6.05.2014

Books: Grown-Ups Who Read YA

So this Slate article is being much circulated on my Facebook feed. Most of my reader and writer friends are up in arms over it, but . . . at the risk of having things hurled at me . . . I kind of agree.

Not wholly. Provisionally.

I think it's sometimes fun to escape into YA books. But as an adult with real life adult dealings, I also spend time reading literature that features people my age and/or older. This is because I cannot, at my age, live on a steady diet of teenage drama and angst. And I sort of distrust anyone who can.

That sounds . . . stuck-up or something, but I'm only being honest. I've found in dealing with a wide swath of readers that adults who read only YA aren't generally equipped to deal with the pressures of adulthood, or else they actively avoid and deny them. These are the people who want to be young forever—sure, who doesn't?—and will in fact pretend it isn't happening. They foster drama in their own lives and make other adults miserable because, hey, get over it.

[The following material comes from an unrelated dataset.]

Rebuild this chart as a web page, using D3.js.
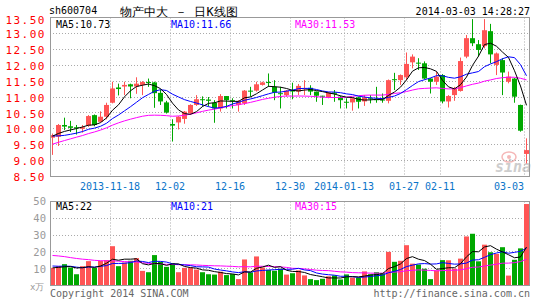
<!DOCTYPE html>
<html>
<head>
<meta charset="utf-8">
<title>sh600704 日K线图</title>
<script src="https://d3js.org/d3.v7.min.js"></script>
<style>
  body { margin: 0; background: #fff; }
  svg { display: block; }
  text { font-family: "DejaVu Sans Mono", monospace; }
</style>
</head>
<body>
<div id="chart"></div>
<script>
// ---- data ----
const opens  = [9.72,9.75,10.12,10.08,10.05,10.00,10.10,10.43,10.22,10.38,10.82,11.30,11.33,11.40,11.33,11.38,11.47,11.46,11.13,10.83,
                10.15,10.20,10.31,10.49,10.75,10.93,10.92,10.82,10.64,11.03,10.90,10.75,10.80,11.20,11.20,11.38,11.47,11.32,11.12,11.06,
                11.22,11.17,11.26,11.29,11.17,11.04,10.99,11.14,11.01,10.85,10.83,10.99,10.86,10.96,10.93,10.92,10.88,11.56,11.53,11.62,
                12.09,12.08,12.06,11.58,11.48,11.69,10.86,11.06,11.19,12.27,12.85,12.66,12.60,13.07,12.01,12.16,11.48,11.58,10.75,9.21];
const highs  = [9.85,10.15,10.35,10.25,10.12,10.12,10.43,10.45,10.55,10.82,11.48,11.42,11.48,11.42,11.62,11.50,11.58,11.48,11.24,10.88,
                10.30,10.40,10.56,10.77,11.06,11.02,11.00,10.90,11.09,11.03,10.96,10.90,11.22,11.32,11.48,11.48,11.74,11.53,11.32,11.22,
                11.45,11.41,11.53,11.37,11.17,11.04,11.16,11.22,11.04,10.96,10.98,11.01,11.06,11.06,11.32,11.11,11.55,11.76,11.71,12.40,
                12.34,12.22,12.12,11.60,11.80,11.72,11.06,11.32,12.24,12.95,13.45,12.79,13.45,13.30,12.40,12.22,11.80,11.60,10.76,9.70];
const lows   = [9.18,9.46,9.96,9.90,9.82,9.88,10.06,10.08,10.20,10.30,10.80,11.05,11.06,10.96,11.10,11.06,11.32,10.66,10.75,10.48,
                9.60,9.98,10.16,10.45,10.72,10.70,10.70,10.19,10.54,10.64,10.64,10.54,10.75,11.01,11.17,11.36,11.32,10.90,10.64,11.01,
                10.93,11.06,11.06,11.06,10.85,10.75,10.96,10.85,10.64,10.64,10.57,10.64,10.72,10.80,10.82,10.82,10.80,11.22,11.38,11.53,
                11.90,11.85,11.55,11.11,11.38,10.80,10.67,10.88,11.17,12.22,12.60,12.27,12.53,12.06,11.69,11.06,11.43,10.82,9.91,8.91];
const closes = [9.80,10.12,10.07,10.03,10.02,10.05,10.40,10.12,10.38,10.75,11.27,11.25,11.38,11.33,11.42,11.47,11.44,11.12,10.86,10.51,
                10.10,10.38,10.54,10.75,10.93,10.90,10.88,10.64,11.03,10.90,10.87,10.87,11.20,11.17,11.40,11.46,11.45,11.14,11.09,11.20,
                11.17,11.35,11.28,11.17,11.04,11.01,11.14,11.10,10.90,10.82,10.96,10.85,10.99,10.93,10.90,10.90,11.53,11.53,11.69,12.04,
                12.27,12.06,11.58,11.48,11.64,10.86,11.03,11.27,12.13,12.85,12.69,12.48,13.10,12.34,12.37,11.77,11.64,11.01,9.94,9.33];
const volumes = [10.5,11.5,12.7,10.7,6.7,11.5,14.5,10.5,14.7,15.1,23.4,11.5,13.7,14.7,16.3,8.7,7.9,18.1,14.1,11.1,
                 13.1,7.9,10.5,10.7,9.5,7.9,6.7,6.5,8.2,6.2,6.8,3.8,15.5,7.8,17.3,10.7,9.3,8.8,10.0,6.5,
                 7.3,9.0,6.0,3.8,3.2,4.0,5.5,6.0,3.6,6.6,4.7,4.7,8.4,6.7,7.9,7.5,20.0,14.1,14.7,24.0,
                 13.0,12.5,10.0,3.8,9.0,15.1,15.0,10.0,16.0,29.2,30.8,14.4,24.3,19.8,18.8,22.8,5.9,15.3,22.1,48.5];
// earlier sessions (off the left edge), estimated from where the MA lines start
const priorCloses = [8.35,8.40,8.45,8.44,8.50,8.55,8.58,8.62,8.65,8.70,9.10,9.50,9.75,9.95,10.15,
                     10.60,10.95,11.00,10.85,10.65,10.10,9.90,9.70,9.65,9.55,9.70,9.75,9.80,9.80];
const priorVolumes = [20,25,28,22,24,23,23,21,18,22,19,20,21,18.4,22,19,24,18,18.9,
                      14,13,12,11.5,12,15,10,11,10,11];

const tickIndex  = [10,20,30,40,49,59,65,79];
const tickLabels = ["2013-11-18","12-02","12-16","12-30","2014-01-13","01-27","02-11","03-03"];
const priceTicks = [8.5,9,9.5,10,10.5,11,11.5,12,12.5,13,13.5];
const volTicks = [10,20,30,40,50];
const maNames = ["MA5","MA10","MA30"];
const maPeriods = [5,10,30];
const maColors = ["#000000","#0000ff","#ff00ff"];
const priceMaText = ["10.73","11.66","11.53"];
const volMaText = ["22","21","15"];

// ---- layout ----
const W = 545, H = 300;
const left = 50, right = 530;
const priceTop = 17.5, priceBottom = 176.5;
const volTop = 201.5, volBottom = 285.5;
const upColor = "#ff5555", downColor = "#00a800";

function movingAvg(prior, values, n) {
  const all = prior.concat(values);
  return values.map((v, i) => {
    const end = prior.length + i + 1;
    return d3.mean(all.slice(end - n, end));
  });
}

const svg = d3.select("#chart").append("svg")
  .attr("width", W).attr("height", H);

const x = d3.scaleBand().domain(d3.range(closes.length)).range([left, right]);
const yPrice = d3.scaleLinear().domain([8.5, 13.5]).range([priceBottom, priceTop]);
const yVol = d3.scaleLinear().domain([0, 50]).range([volBottom, volTop]);
const crisp = v => Math.floor(v) + 0.5;

// header
svg.append("text").attr("x", 49).attr("y", 14).attr("font-size", 10).text("sh600704");
svg.append("text").attr("x", 120).attr("y", 15.5)
  .attr("font-family", "'Noto Sans CJK SC', sans-serif").attr("font-size", 12)
  .text("物产中大 － 日K线图");
svg.append("text").attr("x", right).attr("y", 14.5).attr("text-anchor", "end")
  .attr("font-size", 10).text("2014-03-03 14:28:27");

// sina watermark
const logo = svg.append("g").attr("opacity", 0.75);
logo.append("ellipse").attr("cx", 509).attr("cy", 157).attr("rx", 7).attr("ry", 5)
  .attr("fill", "none").attr("stroke", "#f2a0a0").attr("stroke-width", 1.5);
logo.append("circle").attr("cx", 509).attr("cy", 157).attr("r", 2).attr("fill", "#f2a0a0");
logo.append("text").attr("x", 495).attr("y", 172)
  .attr("font-family", "'Liberation Sans', sans-serif").attr("font-size", 15)
  .attr("font-weight", "bold").attr("font-style", "italic").attr("fill", "#bdbdbd").text("sina");

// grids
const grid = svg.append("g").attr("stroke", "#aaa").attr("stroke-dasharray", "1,2");
grid.selectAll(".hp").data(priceTicks.slice(1, -1)).join("line")
  .attr("x1", left).attr("x2", right)
  .attr("y1", d => crisp(yPrice(d))).attr("y2", d => crisp(yPrice(d)));
grid.selectAll(".hv").data(volTicks.slice(0, -1)).join("line").attr("class", "hv")
  .attr("x1", left).attr("x2", right)
  .attr("y1", d => crisp(yVol(d))).attr("y2", d => crisp(yVol(d)));
tickIndex.forEach(i => {
  [[priceTop, priceBottom], [volTop, volBottom]].forEach(([a, b]) => {
    grid.append("line").attr("x1", x(i) + 0.5).attr("x2", x(i) + 0.5).attr("y1", a).attr("y2", b);
  });
});

// price axis
const pAxis = svg.append("g").attr("transform", `translate(${left},0)`)
  .call(d3.axisLeft(yPrice).tickValues(priceTicks).tickFormat(d3.format(".2f")).tickSize(0).tickPadding(4));
pAxis.select(".domain").remove();
pAxis.selectAll("text").attr("fill", "#ff0000").attr("font-size", 11)
  .attr("letter-spacing", 1.5).attr("font-family", "'DejaVu Sans Mono', monospace")
  .attr("dy", d => d === 13.5 ? "0.5em" : "0.38em");

// volume axis
const vAxis = svg.append("g").attr("transform", `translate(${left},0)`)
  .call(d3.axisLeft(yVol).tickValues(volTicks).tickSize(0).tickPadding(4));
vAxis.select(".domain").remove();
vAxis.selectAll("text").attr("fill", "#999").attr("font-size", 10.5)
  .attr("font-family", "'DejaVu Sans Mono', monospace");

// date labels
svg.append("g").selectAll("text").data(tickIndex).join("text")
  .attr("y", 190).attr("font-size", 10).attr("fill", "#0a74c9")
  .each(function (d, k) {
    const label = tickLabels[k], w = label.length * 6;
    const sel = d3.select(this).text(label);
    if (x(d) + w / 2 > right - 4) sel.attr("x", x(d)).attr("text-anchor", "end");
    else sel.attr("x", x(d)).attr("text-anchor", "middle");
  });

// candles
const isUp = i => closes[i] >= opens[i];
const candles = svg.append("g").selectAll("g").data(d3.range(closes.length)).join("g");
candles.append("rect")
  .attr("x", i => x(i) + 2).attr("width", 1)
  .attr("y", i => yPrice(highs[i])).attr("height", i => yPrice(lows[i]) - yPrice(highs[i]))
  .attr("fill", i => isUp(i) ? upColor : downColor);
candles.append("rect")
  .attr("x", i => x(i)).attr("width", 5)
  .attr("y", i => yPrice(Math.max(opens[i], closes[i])))
  .attr("height", i => Math.max(1, Math.abs(yPrice(opens[i]) - yPrice(closes[i]))))
  .attr("fill", i => isUp(i) ? upColor : downColor);

// volume bars
svg.append("g").selectAll("rect").data(d3.range(volumes.length)).join("rect")
  .attr("x", i => x(i)).attr("width", 5)
  .attr("y", i => yVol(volumes[i])).attr("height", i => volBottom - yVol(volumes[i]))
  .attr("fill", i => isUp(i) ? upColor : downColor);

// moving averages
const cx = i => x(i) + 2.5;
maPeriods.slice().reverse().forEach((n, r) => {
  const k = maPeriods.length - 1 - r;
  const pm = movingAvg(priorCloses, closes, n);
  const vm = movingAvg(priorVolumes, volumes, n);
  svg.append("path").datum(pm)
    .attr("d", d3.line().x((d, i) => cx(i)).y(d => yPrice(d)))
    .attr("fill", "none").attr("stroke", maColors[k]).attr("stroke-width", 1);
  svg.append("path").datum(vm)
    .attr("d", d3.line().x((d, i) => cx(i)).y(d => yVol(d)))
    .attr("fill", "none").attr("stroke", maColors[k]).attr("stroke-width", 1);
});

// frames
[[priceTop, priceBottom], [volTop, volBottom]].forEach(([a, b]) => {
  svg.append("rect").attr("x", left + 0.5).attr("y", a).attr("width", right - left - 1).attr("height", b - a)
    .attr("fill", "none").attr("stroke", "#999").attr("stroke-width", 1);
});

// MA legends
const maX = [56, 171, 295];
maNames.forEach((m, k) => {
  svg.append("text").attr("x", maX[k]).attr("y", 28).attr("font-size", 10)
    .attr("fill", maColors[k]).text(m + ":" + priceMaText[k]);
  svg.append("text").attr("x", maX[k]).attr("y", 210).attr("font-size", 10)
    .attr("fill", maColors[k]).text(m + ":" + volMaText[k]);
});

// footer
svg.append("text").attr("x", 30).attr("y", 290).attr("font-size", 9).attr("fill", "#999")
  .attr("font-family", "'Noto Sans CJK SC', sans-serif").text("x万");
svg.append("text").attr("x", 50).attr("y", 297).attr("font-size", 10).attr("fill", "#666")
  .text("Copyright 2014 SINA.COM");
svg.append("text").attr("x", right).attr("y", 297).attr("text-anchor", "end")
  .attr("font-size", 10).attr("fill", "#666").text("http://finance.sina.com.cn");
</script>
</body>
</html>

I get the draw of YA. While for a teen the stories speak to current experience, for an adult they're kind of a break. YA books are sweet, simple; the problems of the characters seem small compared to the responsibilities of adulthood. In a YA book, chances are there will be a solution, a happy ending, some hope. That's because young adults have their whole lives ahead of them and are looking for stories about others who also have their whole lives ahead of them. They can do anything, go anywhere. They are standing on a brink, all options open until they make a choice.

For adults, though, reality sets in. Choices have been made and our lives reflect those choices. Life single, life married, life married with kids, life divorced, life widowed . . . Jobs, bills, aging parents, grown siblings, illness. Adult literature is piled with all these for a reason: it's meant to speak to adult experience just as YA books speak to young adult experience. Here there are not always pat answers or endings. Here there is not always hope or satisfaction.

Look, I don't read a whole lot of "literature." I prefer genre stuff (mysteries, some romances). Because like a lot of adults, I don't necessarily want to read about people whose problems are just as bad or worse than mine. But I also don't read a lot of YA either. Because while I can enjoy the lightness of it, can even wax nostalgic for my first love or whatever, I can't entirely relate. Like Ruth Graham, author of the Slate article, I end up rolling my eyes at the page.

So. I think there's room for adults to read and enjoy young adult literature. I think there are a lot of good YA authors putting out a lot of great writing. But I think adults should not only read YA. Their brains should stretch past high school romances; their thoughts should be bigger and deeper than that. And maybe you'd argue, "So long as they're reading, who cares what they read?" Well, the writers of adult literature care. Though you'll notice many have gone and started YA series (looking at you, Jasper Fforde). Instead of encouraging adults to read YA, maybe we should encourage young adults to graduate to bigger and [sometimes] better books.